DCSIMG

Greggs says sales improving after drop in profits

  • by GARETH MACKIE
 

Bakery chain Greggs today revealed a 19 per cent plunge in annual profits but said its sales were improving as it continues its new strategy of focusing on the “food-to-go” market.

The firm, which has scrapped plans to open a chain of cafes and sell its products in supermarkets, said pre-tax profits fell to £41.3 million in the year to 28 December, down from £50.9m a year earlier, as costs related to the change in strategy offset a 3.8 rise in total sales to £762.4m.

Chief executive Roger Whiteside said like-for-like sales at the baker, which ended the year with 1,671 outlets, were improving after a 0.8 per cent decline in 2013.

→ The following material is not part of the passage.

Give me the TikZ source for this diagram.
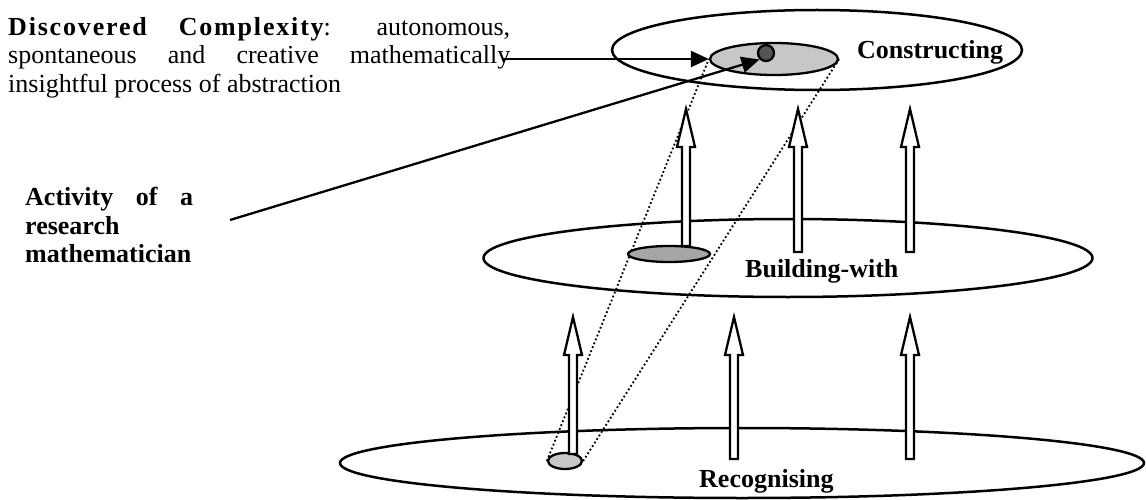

In the first eights weeks of its new financial year, takings were up 2.1 per cent on a year earlier, although Whiteside acknowledged that sales in January 2013 were hit by snow.

He added: “2014 will be a year of further change for Greggs as we move forward with our new strategy to focus on the food-on-the-go market.

“Market conditions are expected to remain challenging but I am encouraged by the improvement seen in our like-for-like sales in recent months.”

Greggs proposed holding its final dividend at 13.5p a share, to be paid on 9 May.